Book Launch: "After Violence: Russia’s Beslan School Massacre and the Peace that Followed"

After Violence by Debra Javeline
Tue
Apr
25

You are invited to the launch of Kellogg Faculty Fellow Debra Javeline's new book After Violence: The Beslan School Massacre and the Peace that Followed (Oxford University Press, 2023).  Discussants include Russian journalist Masha Lipman and Konstantin Sonin, John Dewey Distinguished Service Professor at the University of Chicago's Harris School of Public Policy. Kellogg Faculty Fellow Jim McAdams, William M. Scholl Professor of International Affairs in the Department of Political Science at the University of Notre Dame, will chair the discussion.

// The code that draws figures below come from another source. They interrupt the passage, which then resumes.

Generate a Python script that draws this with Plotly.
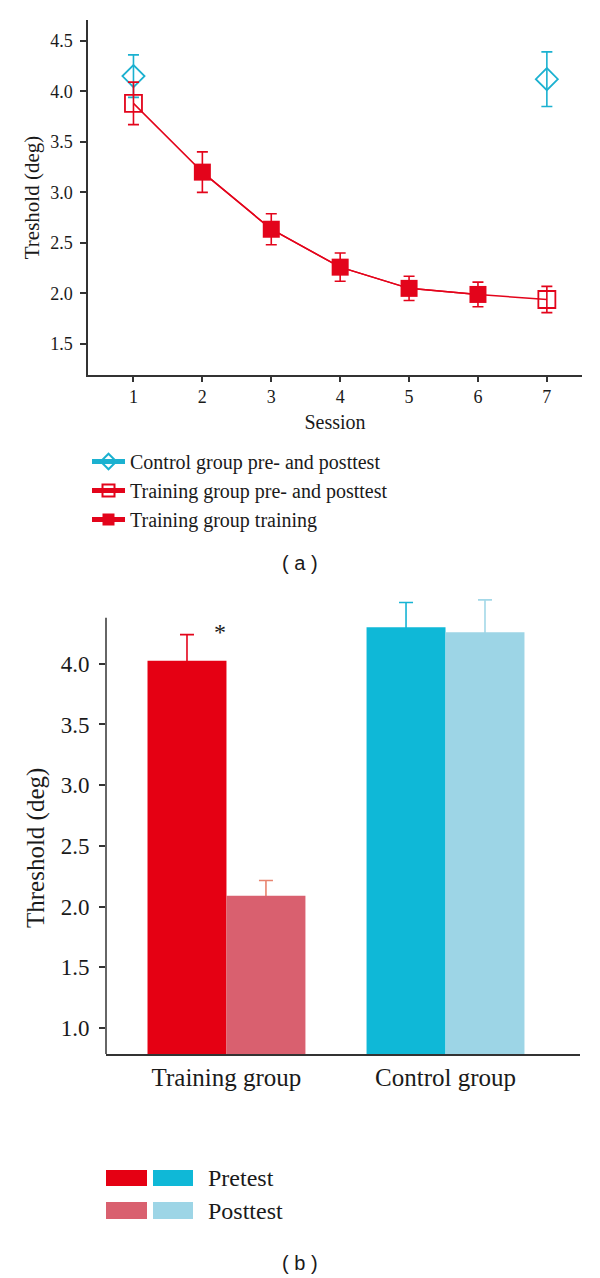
import plotly.graph_objects as go

# ---------------- data: panel (a) ----------------
sessions = [1, 2, 3, 4, 5, 6, 7]
control_sessions = [1, 7]
control_mean = [4.15, 4.12]
control_err = [0.21, 0.27]

prepost_sessions = [1, 7]
prepost_mean = [3.88, 1.94]
prepost_err = [0.21, 0.13]

training_sessions = [2, 3, 4, 5, 6]
training_mean = [3.20, 2.635, 2.26, 2.05, 1.99]
training_err = [0.20, 0.153, 0.14, 0.12, 0.122]

legend_a = ["Control group pre- and posttest",
            "Training group pre- and posttest",
            "Training group training"]

# ---------------- data: panel (b) ----------------
groups = ["Training group", "Control group"]
pre_mean = [4.025, 4.30]
pre_err = [0.215, 0.205]
post_mean = [2.088, 4.26]
post_err = [0.126, 0.266]

# page body has an 8px default margin -> figure is 592x1270 placed at (8,8)
OFF = 8
W, H = 600 - OFF, 1278 - OFF
SERIF = "Liberation Serif"
AX = "#333333"
TXT = "#1a1a1a"
RED = "#E3041B"
CYAN = "#1BB1D0"
BAR_RED = "#E50013"
BAR_PINK = "#D9606F"
BAR_CYAN = "#0FB8D7"
BAR_LBLUE = "#9DD5E6"


def px(x):
    return (x - OFF) / W


def py(y):
    return 1 - (y - OFF) / H


def sfont(size):
    return dict(family=SERIF, size=size, color=TXT)


fig = go.Figure()

# connecting line through pre-test, training sessions, post-test
line_x = [prepost_sessions[0]] + training_sessions + [prepost_sessions[1]]
line_y = [prepost_mean[0]] + training_mean + [prepost_mean[1]]
fig.add_trace(go.Scatter(x=line_x, y=line_y, mode="lines",
                         line=dict(color=RED, width=1.5),
                         showlegend=False, hoverinfo="skip",
                         xaxis="x", yaxis="y"))

# control group (diamonds) -- a gap point keeps the two markers unconnected
fig.add_trace(go.Scatter(
    x=[control_sessions[0], None, control_sessions[1]],
    y=[control_mean[0], None, control_mean[1]],
    mode="lines+markers", connectgaps=False,
    name=legend_a[0], legendgroup="a1",
    line=dict(color=CYAN, width=1.5),
    marker=dict(symbol="diamond-open", size=17, color=CYAN, line=dict(width=1.8)),
    error_y=dict(type="data", array=[control_err[0], None, control_err[1]],
                 color=CYAN, thickness=1.6, width=5.5),
    xaxis="x", yaxis="y"))

# training group pre/post (open squares)
fig.add_trace(go.Scatter(
    x=[prepost_sessions[0], None, prepost_sessions[1]],
    y=[prepost_mean[0], None, prepost_mean[1]],
    mode="lines+markers", connectgaps=False,
    name=legend_a[1], legendgroup="a2",
    line=dict(color=RED, width=1.5),
    marker=dict(symbol="square-open", size=17, color=RED, line=dict(width=1.8)),
    error_y=dict(type="data", array=[prepost_err[0], None, prepost_err[1]],
                 color=RED, thickness=1.6, width=5.5),
    xaxis="x", yaxis="y"))

# training sessions (filled squares)
fig.add_trace(go.Scatter(
    x=training_sessions, y=training_mean,
    mode="lines+markers",
    name=legend_a[2], legendgroup="a3",
    line=dict(color=RED, width=1.5),
    marker=dict(symbol="square", size=17, color=RED),
    error_y=dict(type="data", array=training_err,
                 color=RED, thickness=1.6, width=5.5),
    xaxis="x", yaxis="y"))

# ---------------- panel (b) bars ----------------
bar_specs = [
    (groups[0], pre_mean[0], pre_err[0], BAR_RED, RED, "pre"),
    (groups[0], post_mean[0], post_err[0], BAR_PINK, "#E8846F", "post"),
    (groups[1], pre_mean[1], pre_err[1], BAR_CYAN, "#16B4D4", "pre"),
    (groups[1], post_mean[1], post_err[1], BAR_LBLUE, "#A3D8E8", "post"),
]
# transparent carriers for the error bars first, then the coloured bars on top
for g, m, e, col, ecol, og in bar_specs:
    fig.add_trace(go.Bar(
        x=[g], y=[m], offsetgroup=og,
        marker=dict(color="rgba(0,0,0,0)", line=dict(width=0)),
        error_y=dict(type="data", array=[e], color=ecol, thickness=1.6, width=7),
        showlegend=False, hoverinfo="skip", xaxis="x2", yaxis="y2"))
for g, m, e, col, ecol, og in bar_specs:
    fig.add_trace(go.Bar(
        x=[g], y=[m], offsetgroup=og,
        marker=dict(color=col, line=dict(width=0)),
        showlegend=False, xaxis="x2", yaxis="y2"))

fig.update_layout(
    width=W, height=H,
    margin=dict(l=0, r=0, t=0, b=0),
    paper_bgcolor="white", plot_bgcolor="white",
    font=sfont(18),
    barmode="group", bargap=0.279, bargroupgap=0,
    showlegend=True,
    legend=dict(x=px(87), xanchor="left", y=py(442), yanchor="top",
                font=sfont(20), itemwidth=33,
                bgcolor="rgba(0,0,0,0)", traceorder="normal",
                tracegroupgap=0, itemsizing="constant"),
    xaxis=dict(domain=[px(88), px(582)], anchor="y",
               range=[0.34, 7.51], tickvals=sessions,
               showline=True, linecolor=AX, linewidth=1.5,
               ticks="outside", ticklen=5, tickwidth=1.5, tickcolor=AX,
               showgrid=False, zeroline=False,
               tickfont=sfont(18),
               title=dict(text="Session", font=sfont(20), standoff=9)),
    yaxis=dict(domain=[py(375), py(20)], anchor="x",
               range=[1.193, 4.705], dtick=0.5, tick0=1.5, tickformat=".1f",
               showline=True, linecolor=AX, linewidth=1.5,
               ticks="outside", ticklen=6, tickwidth=1.5, tickcolor=AX,
               ticklabelstandoff=4,
               showgrid=False, zeroline=False,
               tickfont=sfont(18),
               title=dict(text="Treshold (deg)", font=sfont(21), standoff=5)),
    xaxis2=dict(domain=[px(106), px(580)], anchor="y2",
                range=[-0.55, 1.614], type="category",
                showline=True, linecolor=AX, linewidth=1.5,
                ticks="", showgrid=False, zeroline=False,
                tickfont=sfont(25)),
    yaxis2=dict(domain=[py(1054), py(597)], anchor="x2",
                range=[0.785, 4.55], tickvals=[1.0, 1.5, 2.0, 2.5, 3.0, 3.5, 4.0],
                tickformat=".1f",
                showline=False,
                ticks="outside", ticklen=6, tickwidth=1.5, tickcolor=AX,
                ticklabelstandoff=5,
                showgrid=False, zeroline=False,
                tickfont=sfont(23)),
)

# y-axis title of panel (b)
fig.add_annotation(x=px(36), y=py(848), xref="paper", yref="paper",
                   text="Threshold (deg)", textangle=-90, showarrow=False,
                   xanchor="center", yanchor="middle", font=sfont(25))

# y-axis line of panel (b) stops at the top of the scale
fig.add_shape(type="line", xref="x2 domain", yref="y2",
              x0=0, x1=0, y0=0.785, y1=4.38,
              line=dict(color=AX, width=1.5))

# significance star
fig.add_annotation(x=groups[0], y=4.26, xref="x2", yref="y2", text="*",
                   showarrow=False, xshift=-6, font=sfont(24))

# panel labels
fig.add_annotation(x=px(300), y=py(563), xref="paper", yref="paper", text="( a )",
                   showarrow=False, yanchor="middle",
                   font=dict(family="Liberation Sans", size=20, color=TXT))
fig.add_annotation(x=px(300), y=py(1263), xref="paper", yref="paper", text="( b )",
                   showarrow=False, yanchor="middle",
                   font=dict(family="Liberation Sans", size=20, color=TXT))

# custom two-swatch legend for panel (b)
legend_b = [("Pretest", BAR_RED, BAR_CYAN, 1170, 1186),
            ("Posttest", BAR_PINK, BAR_LBLUE, 1202, 1219)]
for label, c1, c2, top, bot in legend_b:
    fig.add_shape(type="rect", xref="paper", yref="paper",
                  x0=px(106), x1=px(147), y0=py(bot), y1=py(top),
                  fillcolor=c1, line=dict(width=0))
    fig.add_shape(type="rect", xref="paper", yref="paper",
                  x0=px(153), x1=px(193), y0=py(bot), y1=py(top),
                  fillcolor=c2, line=dict(width=0))
    fig.add_annotation(x=px(206), y=py((top + bot) / 2), xref="paper", yref="paper",
                       text=label, showarrow=False, xanchor="left", yanchor="middle",
                       font=sfont(24))

fig.write_html("out.html")
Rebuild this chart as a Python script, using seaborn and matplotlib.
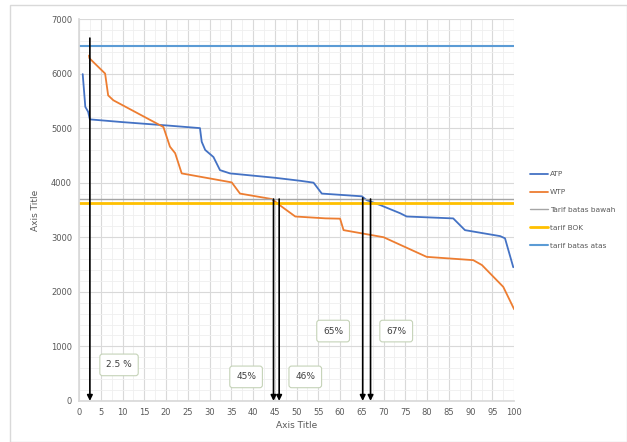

Starting on September 1, 2004, and ending 53 hours later, Russia experienced its most appalling act of terrorism in history, the seizure of School No. 1 in Beslan, North Ossetia. Approximately 1,200 children, parents, and teachers were taken hostage, and over 330 – nearly one of every hundred Beslan residents – were killed, hundreds more seriously wounded, and all severely traumatized. After Violence is the first book to analyze the aftermath of such large-scale violence with evidence from almost all direct victims. It explores the motivations behind individual responses to violence.

When does violence fuel greater acceptance of retaliatory violence, and when does violence fuel nonviolent participation in politics? The mass hostage taking was widely predicted to provoke a spiral of retaliatory ethnic violence in the North Caucasus, where the act of terror was embedded in a larger context of ongoing conflict between Ossetians, Ingush, and Chechens. Politicians, journalists, victims, and other local residents asserted that vengeance would come. Instead, the hostage taking triggered unprecedented peaceful political activism on a scale seen nowhere else in Russia. Beslan activists challenged authorities, endured official harassment, and won a historic victory against the Russian state in the European Court of Human Rights.

After Violence provides insights into this unexpected but preferable outcome. Using systematic surveys of 1,098 victims and 2,043 nearby residents, in-depth focus groups, journalistic accounts, investigative reports, NGO reports, and prior scholarly research. The book offers novel findings about the influence of anger, prejudice, alienation, efficacy, and other variables on post-violence behavior.

Co-sponsored by the Kellogg Institute for International Studies, the Kroc Institute for International Peace Studies, the Department of Political Science and the Rooney Center for American Democracy.